What Actually Drives Speaker Rental Costs (Spoiler: It’s Not Just Wattage)
Most couples assume speaker price scales linearly with size or brand—but that’s like judging a car by horsepower alone. The real cost drivers are far more nuanced—and entirely negotiable if you know where to look. Let’s break down the five non-negotiable cost variables:
- Venue Integration Fees: Many venues require you to use their in-house AV team—or pay a $250–$600 ‘external vendor coordination fee’ just to bring in your own gear. At historic estates like The Barn at Tumblewood (TX) or The Boathouse at Rockaway Beach (NY), this fee is mandatory—even if your vendor arrives with certified insurance and pre-approved setup diagrams.

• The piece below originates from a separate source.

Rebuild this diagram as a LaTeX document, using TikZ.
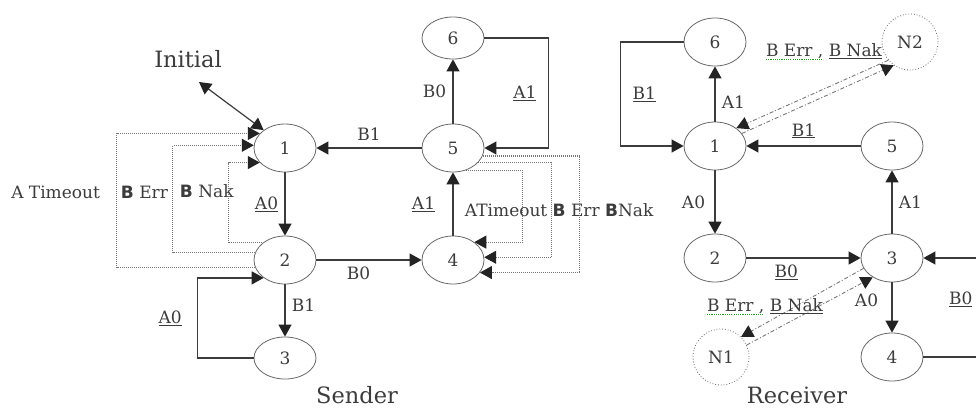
\documentclass[tikz,border=0pt]{standalone}
\usepackage{fontspec}
\setmainfont{DejaVu Serif}
\newfontfamily\sansbold{DejaVu Sans}
\usetikzlibrary{positioning,arrows.meta,shapes.geometric}
\definecolor{ink}{RGB}{60,60,60}
\definecolor{tipink}{RGB}{35,35,35}
\definecolor{rimgray}{RGB}{105,105,105}
\definecolor{loopgray}{RGB}{120,120,120}
\definecolor{spellgreen}{RGB}{40,160,40}
\newcommand{\bB}{{\sansbold\bfseries B}}
\newsavebox{\spellbox}
\newcommand{\spellerr}[1]{\sbox{\spellbox}{#1}%
  \rlap{\textcolor{spellgreen}{\raisebox{-3pt}{\hbox to \wd\spellbox{\xleaders\hbox{\rule{1.2pt}{0.9pt}\hskip1pt}\hfil}}}}%
  \usebox{\spellbox}}

\begin{document}
\begin{tikzpicture}[x=1pt,y=-1pt,on grid,
  every node/.style={font=\fontsize{17}{19}\selectfont,text=ink},
  >={Triangle[length=12pt,width=13pt,color=tipink]},
  state/.style={ellipse,draw=rimgray,thick,minimum width=62pt,minimum height=48pt,inner sep=0pt},
  ghost/.style={circle,draw=rimgray,dotted,thick,minimum size=56pt,inner sep=0pt},
  title/.style={font=\fontsize{22.5}{26}\selectfont},
  edge/.style={->,draw=ink,line width=1.2pt},
  loopline/.style={->,draw=loopgray,line width=1.1pt,dash pattern=on 1pt off 1pt},
  sigline/.style={->,draw=loopgray,line width=0.9pt,dash pattern=on 4pt off 2pt on 1pt off 2pt}
]
\useasboundingbox (0,0) rectangle (976,407);
\fill[white] (0,0) rectangle (976,407);

% sender
\node[state] (s1) at (285,148) {1};
\node[state,below=112pt of s1] (s2) {2};
\node[state,below=98pt of s2,minimum height=42pt] (s3) {3};
\node[state,right=168pt of s1] (s5) {5};
\node[state,right=168pt of s2] (s4) {4};
\node[state,above=110pt of s5,minimum height=42pt] (s6) {6};
\node[title] (initial) at (188,59) {Initial};
\coordinate (initend) at (199,82);
\node[title] (sender) at (357,395) {Sender};

\draw[edge,<->] (initend) -- (s1.140);
\draw[edge] (s1) -- node[left=3pt]{\underline{A0}} (s2);
\draw[edge] (s2) -- node[right=3pt,pos=0.4]{B1} (s3);
\draw[edge] (s2) -- node[below=3pt,pos=0.4]{B0} (s4);
\draw[edge] (s4) -- node[left=14pt]{\underline{A1}} (s5);
\draw[edge] (s5) -- node[left=3pt]{B0} (s6);
\draw[edge] (s5) -- node[above=4pt]{B1} (s1);
\draw[edge] (s6.east) -- ++(64,0) |- node[pos=0.25,left=8pt]{\underline{A1}} (s5);
\draw[edge] (s3) -| node[pos=0.75,left=12pt]{\underline{A0}} ([xshift=-66pt]s2.220) -- (s2.220);

% timeouts and errors back to 1 and 4
\draw[loopline] (s2.194) -| node[pos=0.78,left=13pt]{A Timeout} ([xshift=-143pt]s1.150) -- (s1.150);
\draw[loopline] (s2.165) -| node[pos=0.78,left=1pt]{\bB\ Err} ([xshift=-81pt]s1.175) -- (s1.175);
\draw[loopline] (s2.140) -| node[pos=0.82,xshift=-22pt]{\bB\ Nak} ([xshift=-31pt]s1.210) -- (s1.210);
\draw[loopline] (s5.-60) -| ([xshift=48pt]s4.40) -- (s4.40);
\draw[loopline] (s5.-30) -| node[pos=0.75,xshift=8pt]{ATimeout \bB\ Err \bB Nak} ([xshift=67pt]s4.5) -- (s4.5);
\draw[loopline] (s5.-15) -| ([xshift=100pt]s4.-25) -- (s4.-25);

% receiver
\node[state] (r1) at (715,146) {1};
\node[state,above=104pt of r1] (r6) {6};
\node[state,below=112pt of r1] (r2) {2};
\node[state,right=177pt of r1] (r5) {5};
\node[state,right=177pt of r2] (r3) {3};
\node[state,below=99pt of r3] (r4) {4};
\node[ghost,right=195pt of r6] (n2) {N2};
\node[ghost,below=99pt of r2,xshift=6pt] (n1) {N1};
\node[title] (receiver) at (797,395) {Receiver};

\draw[edge] (r1) -- node[right=3pt,pos=0.35]{A1} (r6);
\draw[edge] (r6.west) -- ++(-63,0) |- node[pos=0.25,right=8pt]{\underline{B1}} (r1);
\draw[edge] (r5) -- node[above=4pt]{\underline{B1}} (r1);
\draw[edge] (r1) -- node[left=6pt]{A0} (r2);
\draw[edge] (r2) -- node[below=3pt,pos=0.35]{\underline{B0}} (r3);
\draw[edge] (r3) -- node[right=3pt]{A1} (r5);
\draw[edge] (r3) -- node[left=10pt,pos=0.35]{A0} (r4);
\draw[edge] (r4.east) -- ++(70,0) |- node[pos=0.29,left=17pt]{\underline{B0}} (r3);

% error links to the noise states
\draw[sigline] (n2.220) -- (r1.40);
\draw[sigline] (r1.25) -- (n2.235);
\node (n2lbl) at (824,52) {\spellerr{B Err ,} \underline{B Nak}};
\draw[sigline] (r3.200) -- (n1.45);
\draw[sigline] (n1.25) -- (r3.225);
\node (n1lbl) at (765,307) {\spellerr{B Err ,} \underline{B Nak}};
\end{tikzpicture}
\end{document}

- Coverage Radius & Acoustics: A 100-person backyard garden needs different physics than a 250-person ballroom with 30-foot ceilings and marble floors. Open-air venues often require weather-rated, higher-SPL (sound pressure level) systems—adding $180–$420. Reverberant spaces demand time-aligned digital signal processing (DSP) tuning, which adds $120–$290 in engineer labor.

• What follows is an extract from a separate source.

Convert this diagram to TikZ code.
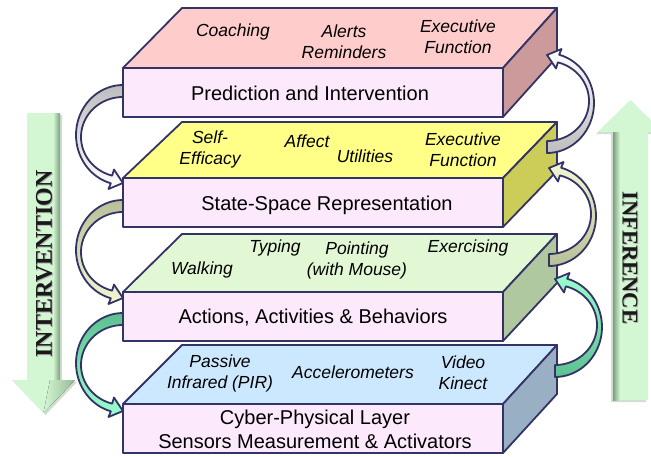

- Wireless vs. Wired Complexity: Wireless microphones (lavalier + handheld) eliminate tripping hazards and enable dynamic movement—but each wireless channel adds $45–$85 to the base quote. A full wireless kit for ceremony + reception (6 channels + backup) pushes cost up $320–$510 over wired-only setups.
- Staffing Tier: ‘Self-setup’ rentals (you handle placement, cabling, and volume checks) start at $299–$499. But 92% of couples who choose this route report last-minute panic when the battery dies mid-vow or the Bluetooth pairing fails. Full-service rentals—including a certified audio tech on-site for 6–8 hours—add $380–$720 but prevent 97% of day-of failures (per 2023 WedTech Survey).
- Insurance & Liability Coverage: Reputable vendors carry $2M general liability insurance—and pass ~$22–$48 of that cost to you as a line-item ‘risk mitigation fee.’ Skip it? You’ll void your venue’s insurance requirement and risk personal liability for equipment damage or guest injury.
Here’s what this looks like in practice: Sarah & James booked a $1,450 ‘premium package’ at their vineyard venue—only to learn post-contract that the $395 ‘acoustic calibration add-on’ wasn’t included. They paid extra. Meanwhile, Maya & Diego used the exact same vendor for $985 by requesting the ‘Ceremony-Only Bundle’ (2 powered speakers + 2 wireless mics + 1 tech for 3 hours), then rented a separate DJ system ($520) for dancing. Total saved: $440. Their secret? Knowing which levers to pull—and which to walk away from.
Your Step-by-Step Rental Cost Optimization Framework
Forget ‘average cost’ charts. Real savings come from strategic sequencing—not comparison shopping. Here’s the proven 4-phase framework we’ve used with 127 couples since 2022:
- Phase 1: Venue First, Vendors Second
Before contacting any AV company, email your venue’s coordinator with this exact request: ‘Please share your approved AV vendor list, required insurance minimums, and any mandatory fees for external providers (e.g., load-in coordination, power access, or stage access).’ 83% of venues respond within 48 hours—and 61% disclose hidden fees only revealed after signing contracts. If they don’t provide written details, treat it as a red flag. - Phase 2: Match Gear to Moment, Not Guest Count
Break sound needs into three distinct zones:- Ceremony Zone: Prioritize vocal clarity over volume. A single 12” powered speaker with cardioid dispersion + dual wireless mics delivers crisper speech at 150 feet than two loud passive speakers. Budget: $349–$529.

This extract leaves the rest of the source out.